Pyongyang’s ballistic missile capabilities are reaching new heights. This week, as the G20 Summit was underway in Hangzhou, China, North Korea launched a trio of ground-mobile Nodong-1 medium-range ballistic missiles in quick succession.The missiles flew 620 miles south, deep into Japan’s air defense identification zone in the Sea of Japan.
The launch of three medium-range ballistic missiles, nearly at once, was not only a typical geopolitical cry for attention, but also a signal that North Korea could intend to saturate America’s single forward-deployed Terminal High Altitude Area Defense (THAAD) anti-ballistic missile battery during a time of war.
The exact limitations of THAAD’s simultaneous engagement capabilities are not exactly clear, although it is safe to say that a single battery likely will not be able to contend with a large salvo of missiles fired all at the same time, and especially not multiple salvos launched in quick succession.

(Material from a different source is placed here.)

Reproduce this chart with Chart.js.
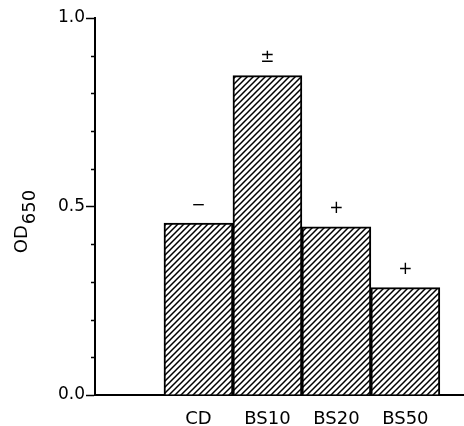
<!DOCTYPE html>
<html lang="en">
<head>
<meta charset="UTF-8">
<title>OD650 by strain</title>
<script src="https://cdn.jsdelivr.net/npm/chart.js"></script>
<style>
  body { margin: 0; background: #fff; }
  canvas { display: block; }
</style>
</head>
<body>
<canvas id="odChart" width="464" height="426"></canvas>
<script>
  // values
  const categories = ['CD', 'BS10', 'BS20', 'BS50'];
  const odValues = [0.456, 0.847, 0.446, 0.285];
  const signs = ['\u2212', '\u00b1', '+', '+'];
  const yMajorTicks = [0, 0.5, 1.0];
  const yTickLabels = ['0.0', '0.5', '1.0'];
  const yMinorTicks = [0.1, 0.2, 0.3, 0.4, 0.6, 0.7, 0.8, 0.9];

  const FONT = '"DejaVu Sans", sans-serif';

  // diagonal hatch fill
  function makeHatch(ctx) {
    const s = 6;
    const c = document.createElement('canvas');
    c.width = s; c.height = s;
    const g = c.getContext('2d');
    g.fillStyle = '#fff';
    g.fillRect(0, 0, s, s);
    g.strokeStyle = '#000';
    g.lineWidth = 1.5;
    g.beginPath();
    g.moveTo(0, s); g.lineTo(s, 0);
    g.moveTo(-1, 1); g.lineTo(1, -1);
    g.moveTo(s - 1, s + 1); g.lineTo(s + 1, s - 1);
    g.stroke();
    return ctx.createPattern(c, 'repeat');
  }

  const minorTicks = {
    id: 'minorTicks',
    afterDraw(chart) {
      const ctx = chart.ctx;
      const y = chart.scales.y;
      const x0 = chart.chartArea.left;
      ctx.save();
      ctx.strokeStyle = '#000';
      ctx.lineWidth = 1.5;
      ctx.beginPath();
      yMinorTicks.forEach(v => {
        const py = Math.round(y.getPixelForValue(v)) + 0.5;
        ctx.moveTo(x0 - 4, py);
        ctx.lineTo(x0, py);
      });
      ctx.stroke();
      ctx.restore();
    }
  };

  const signLabels = {
    id: 'signLabels',
    afterDatasetsDraw(chart) {
      const ctx = chart.ctx;
      const meta = chart.getDatasetMeta(0);
      ctx.save();
      ctx.fillStyle = '#000';
      ctx.font = '17px ' + FONT;
      ctx.textAlign = 'center';
      ctx.textBaseline = 'middle';
      meta.data.forEach((bar, i) => {
        ctx.fillText(signs[i], bar.x, bar.y - 18);
      });
      ctx.restore();
    }
  };

  // rotated "OD" with subscript "650"
  const yTitle = {
    id: 'yTitle',
    afterDraw(chart) {
      const ctx = chart.ctx;
      const cy = chart.scales.y.getPixelForValue(0.5) + 15;
      ctx.save();
      ctx.translate(27, cy);
      ctx.rotate(-Math.PI / 2);
      ctx.fillStyle = '#000';
      ctx.textBaseline = 'alphabetic';
      ctx.textAlign = 'left';
      ctx.font = '18px ' + FONT;
      const wMain = ctx.measureText('OD').width;
      const wSub = ctx.measureText('650').width;
      const start = -(wMain + wSub + 1) / 2;
      ctx.fillText('OD', start, 0);
      ctx.fillText('650', start + wMain + 1, 8);
      ctx.restore();
    }
  };

  const ctx = document.getElementById('odChart').getContext('2d');

  new Chart(ctx, {
    type: 'bar',
    data: {
      datasets: [{
        data: categories.map((c, i) => ({ x: i + 1, y: odValues[i] })),
        backgroundColor: makeHatch(ctx),
        borderColor: '#000',
        borderWidth: 2,
        barPercentage: 1,
        categoryPercentage: 1
      }]
    },
    options: {
      responsive: false,
      animation: false,
      devicePixelRatio: 1,
      layout: { padding: { top: 18, right: 0, bottom: 0, left: 0 } },
      plugins: {
        legend: { display: false },
        tooltip: { enabled: false }
      },
      scales: {
        x: {
          type: 'linear',
          offset: false,
          min: -0.5,
          max: 4.85,
          afterBuildTicks: s => { s.ticks = categories.map((c, i) => ({ value: i + 1 })); },
          afterFit: s => { s.height = 31; },
          grid: { display: false, drawTicks: false },
          border: { display: true, color: '#000', width: 2 },
          ticks: {
            padding: 14,
            color: '#000',
            font: { family: FONT, size: 18 },
            callback: v => categories[v - 1] || ''
          }
        },
        y: {
          min: 0,
          max: 1,
          afterBuildTicks: s => { s.ticks = yMajorTicks.map(v => ({ value: v })); },
          afterFit: s => { s.width = 95; },
          grid: {
            drawOnChartArea: false,
            drawTicks: true,
            tickLength: 9,
            tickWidth: 1.5,
            tickColor: '#000'
          },
          border: { display: true, color: '#000', width: 2 },
          ticks: {
            padding: 1,
            color: '#000',
            font: { family: FONT, size: 17 },
            callback: v => yTickLabels[yMajorTicks.indexOf(v)]
          }
        }
      }
    },
    plugins: [minorTicks, signLabels, yTitle]
  });
</script>
</body>
</html>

Still, North Korea’s liquid-fueled ballistic missiles are vulnerable to preemptive strikes during their fueling stage. Successfully doing so would require that aerial surveillance assets with high-resolution ground moving target indicator (GMTI) radar are present and aircraft or missiles are available to quickly be vectored in for an attack. If North Korea were to strike without warning, it is unlikely that these assets would be in place to detect and neutralize even a portion of the threat quickly enough to forestall a mass launch from multiple locations across the North Korean frontier.
The limitations of liquid-fueled ballistic missiles have helped keep North Korea’s capabilities “in a box” for decades, but now the Hermit Kingdom is making great strides in solid-fueled missiles. The successful test of a submarine-launched NK-11 just two weeks ago is proof that this technological limitation is no longer the barrier it once was for the North Koreans.
As North Korea’s new solid-fuel rocket capabilities migrate to ground-mobile missile systems, they will be able launch far quicker than they can today with liquid-fueled missiles like the Nodong-1. This will make striking these missiles on their transporter-erector-launchers (TELs) while they are in the open and being prepared for launch much harder, even with the help of cutting-edge surveillance systems and armed fighters and missiles on standby.
As for the utility of America’s single THAAD battery located in the southern portion of South Korea, its defensive capabilities were already put into question last month following North Korea’s submarine-launched ballistic missile test. Once fully operational, North Korea could launch from the sea, outside the azimuth of coverage that THAAD provides. Additionally, a missile’s range can be sacrificed for a very steep trajectory and high-speed flight profile, which THAAD is not known to have been tested against.
This has prompted calls for the deployment of at least one additional THAAD battery in the region. Combined with the existing system, it could help to cover the sea approaches to South Korea off North Korea’s coasts. There has been no official word if this is something the US is seriously considering, although as Washington comes to terms with North Korea’s rapidly increasing ballistic missile strike capabilities, expect more anti-ballistic missile capabilities to be deployed to the region as a counter-balance. A move that China will not be happy about.